Are you being serious here? (i know you meant the pizo-electric quartz crystals, I just didn't know you could swap them.)
 
My First O.C was
286 9Mhz to 12Mhz by changing Crystal and ADDING LONG 2 inch Heat Sinker on it,
Guess what it was fastest 286 and made by AMD
 
My first OC was on a win95 machine. I had no clue what I was doing and popped the multiplier from 5x to 10x and fried the CPU! 🙂 That was with jumpers on the MB and it wasn't even mine.
 
My first "overclock" if you can call it that, was to increase the speed of my Commodore Amiga 500 from 7Mhz to 14Mhz...

Not really simple... had to buy the upgraded 14Mhz version of the 68000 (back in those days, about $20 or so), build a little halving circuit and get the signal from another chip at 28Mhz..

And to switch between 7Mhz and 14Mhz you pressed a switch on the outside of the case which grounded the halt pin on the CPU, then switched frequencies, then let go of the halt switch...worked about 99% of the time...
 
Originally posted by: Mir96TA
My First O.C was
286 9Mhz to 12Mhz by changing Crystal and ADDING LONG 2 inch Heat Sinker on it,
Guess what it was fastest 286 and made by AMD

You mean the fastest 286 ever?? I had a 16Mhz 286...???
 
Originally posted by: cboath
I remember talking a friend of mine into getting a 486DX50 machine instead of a 486DX2-66... I don't know if there ever was a 486-100DX2 There were at the DX4, i know that.

AFAIK there were no DX2-100 chips. The DX4 chips actually ran on a 3x multiplier normally, with 4x available (but seldom used unless on super old boards).

To put this into more modern terms for the noobs to understand, it is like the difference between a Core 2 Duo E6700 and E6750. Pretty much same MHz, but one ran the bus faster.

With the 486 chips not only the board/bus ran faster, but the VLB (VESA Local Bus for video cards) and the memory ran at the CPU's external MHz, thus ran faster.

Originally posted by: Regalk
Those 5 1/4 floppies were a joke

Yeah, but they could be "overclocked" by buying double density disks and formatting them high density. With the 5¼" disks you used a hole punch to cut a notch opposite of the write protect notch. With the 3½" disks I ended up buying a custom floppy hole punch. It was this cast aluminum deal with a lever. Put the disk in, push down lever, a small hole appeared opposite the write protect.

Basically the floppy drive had a pin in those locations to tell it "yes/no can format HD."

Originally posted by: Marty502
I overclocked my 2MB Trident card too! There was an utility to raise the clocks. I can't remember how much I got out of it, but Quake became playable. On a 486!

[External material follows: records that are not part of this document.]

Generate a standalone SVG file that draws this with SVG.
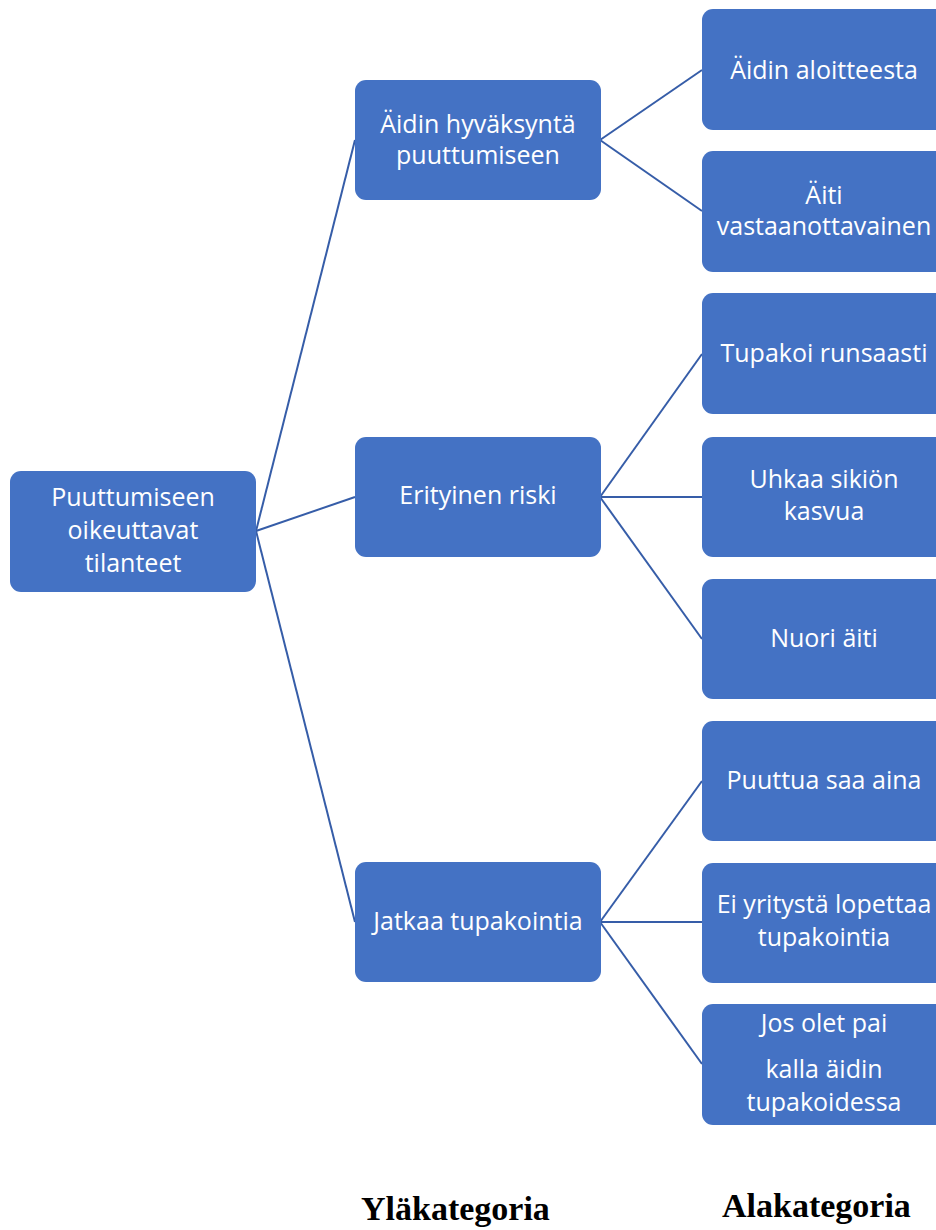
<svg xmlns="http://www.w3.org/2000/svg" width="936" height="1230" viewBox="0 0 936 1230">
<style>
.box{fill:#4472C4;}
.t{font-family:"Open Sans","Liberation Sans",sans-serif;font-size:25px;fill:#FFFFFF;text-anchor:middle;}
.c{stroke:#365DA8;stroke-width:2;fill:none;}
.lbl{font-family:"Liberation Serif","Times New Roman",serif;font-weight:bold;font-size:34px;fill:#000000;}
</style>
<rect width="936" height="1230" fill="#FFFFFF"/>
<g id="connectors">
<line class="c" x1="256" y1="531" x2="355" y2="140"/>
<line class="c" x1="256" y1="531" x2="355" y2="497"/>
<line class="c" x1="256" y1="531" x2="355" y2="922"/>
<line class="c" x1="600" y1="140" x2="702" y2="70"/>
<line class="c" x1="600" y1="140" x2="702" y2="211"/>
<line class="c" x1="600" y1="497" x2="702" y2="354"/>
<line class="c" x1="600" y1="497" x2="702" y2="497"/>
<line class="c" x1="600" y1="497" x2="702" y2="639"/>
<line class="c" x1="600" y1="922" x2="702" y2="781"/>
<line class="c" x1="600" y1="922" x2="702" y2="922"/>
<line class="c" x1="600" y1="922" x2="702" y2="1064"/>
</g>
<g id="root">
<rect class="box" x="10" y="471" width="246" height="121" rx="11"/>
<text class="t" x="133" y="506">Puuttumiseen</text>
<text class="t" x="133" y="539">oikeuttavat</text>
<text class="t" x="133" y="572">tilanteet</text>
</g>
<g id="mid1">
<rect class="box" x="355" y="80" width="246" height="120" rx="11"/>
<text class="t" x="478" y="133">Äidin hyväksyntä</text>
<text class="t" x="478" y="164">puuttumiseen</text>
</g>
<g id="mid2">
<rect class="box" x="355" y="437" width="246" height="120" rx="11"/>
<text class="t" x="478" y="504">Erityinen riski</text>
</g>
<g id="mid3">
<rect class="box" x="355" y="862" width="246" height="120" rx="11"/>
<text class="t" x="478" y="930">Jatkaa tupakointia</text>
</g>
<g id="leaf1">
<rect class="box" x="702" y="9" width="246" height="121" rx="11"/>
<text class="t" x="824" y="79">Äidin aloitteesta</text>
</g>
<g id="leaf2">
<rect class="box" x="702" y="151" width="246" height="121" rx="11"/>
<text class="t" x="824" y="204">Äiti</text>
<text class="t" x="824" y="235">vastaanottavainen</text>
</g>
<g id="leaf3">
<rect class="box" x="702" y="293" width="246" height="121" rx="11"/>
<text class="t" x="824" y="362">Tupakoi runsaasti</text>
</g>
<g id="leaf4">
<rect class="box" x="702" y="437" width="246" height="120" rx="11"/>
<text class="t" x="824" y="488">Uhkaa sikiön</text>
<text class="t" x="824" y="520">kasvua</text>
</g>
<g id="leaf5">
<rect class="box" x="702" y="579" width="246" height="120" rx="11"/>
<text class="t" x="824" y="647">Nuori äiti</text>
</g>
<g id="leaf6">
<rect class="box" x="702" y="721" width="246" height="120" rx="11"/>
<text class="t" x="824" y="789">Puuttua saa aina</text>
</g>
<g id="leaf7">
<rect class="box" x="702" y="863" width="246" height="120" rx="11"/>
<text class="t" x="824" y="913">Ei yritystä lopettaa</text>
<text class="t" x="824" y="946">tupakointia</text>
</g>
<g id="leaf8">
<rect class="box" x="702" y="1004" width="246" height="121" rx="11"/>
<text class="t" x="824" y="1032">Jos olet pai</text>
<text class="t" x="824" y="1078">kalla äidin</text>
<text class="t" x="824" y="1111">tupakoidessa</text>
</g>
<g id="labels">
<text class="lbl" x="361" y="1220">Yläkategoria</text>
<text class="lbl" x="722" y="1217">Alakategoria</text>
</g>
</svg>
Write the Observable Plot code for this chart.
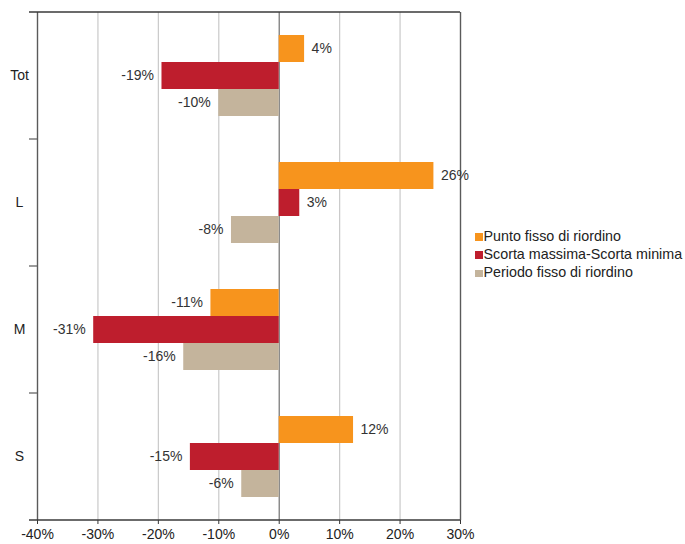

I first got into overclocking video cards with my Matrox Millenium G200 8MB card. I found out how to do a timedemo in Quake 3 and I got... 14FPS (this was using an AMD K6-2 overclocked to 350MHz or something). Lowering quality settings in the game helped greatly. Then, I discovered a DOS utility that allowed me to make changes to the video card. It had a TON of settings, not like current video card overclocking which is just GPU and RAM clocks. This allowed for those clocks, plus around 8 or 12 different latencies to be set. I ended up with around 48FPS in Quake 3, which was great until one of my buddies got a Voodoo Banshee and squashed my score.

Originally posted by: taltamir
swapping crystals? sounds like a fantasy RPG 😛...

Are you being serious here? (i know you meant the pizo-electric quartz crystals, I just didn't know you could swap them.)

They were enclosed in these little metal packages with two legs, and you would desolder the old one and solder in the new one... and pray.

Originally posted by: mruffin75
You mean the fastest 286 ever?? I had a 16Mhz 286...???

I think NEC had gotten a license for making 286 chips and were releasing them up to 20 or 25MHz.